In its ongoing effort to find more room for the Semicon West trade show, the SEMI board of directors has decided against moving the annual gathering out of Silicon Valley, opting instead to study a further segmentation of the event.
The decision, which came during the board's annual policy and planning meeting last week, ends the recent debate about whether the trade show should be moved to a new venue, such as Las Vegas, where all exhibitors could be housed in a single location. Semicon West has been held in two locations since 1997, when SEMI split front- and back-end exhibitors between the Moscone Convention Center in San Francisco and the San Jose Convention Center, respectively.
While the 1997 split did not bring long-term relief to the show’s space problems, Stan Myers, SEMI president, said a contemplated move to Las Vegas has been ruled out for the “foreseeable future.” The trade group had secured first right of refusal for show dates at the Las Vegas Convention Center beginning in 2002, but now has decided to relinquish those dates. “It's premature to make a decision to move the show,” Myers said.
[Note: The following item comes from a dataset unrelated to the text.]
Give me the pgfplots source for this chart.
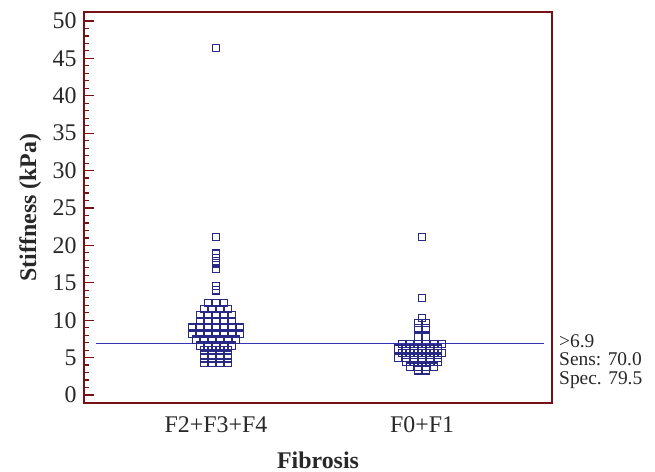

Instead, work will begin immediately to study a number of options for segmenting the show; some of those options include a further breaking out of the exposition by sector, perhaps running the segmented events simultaneously or at different times. Other options include controlling growth of the show by limiting the number of booths. Myers noted that an examination of SEMI's membership by region, size, product, and technology is on tap. “The final answer is we've got to get more space. It's a very complex situation. As we speak, the industry is reinventing itself,” he said, citing fundamental shifts in the market, such as those driven by foundries. “All of these things will come into play as we figure out how to best serve the industry.”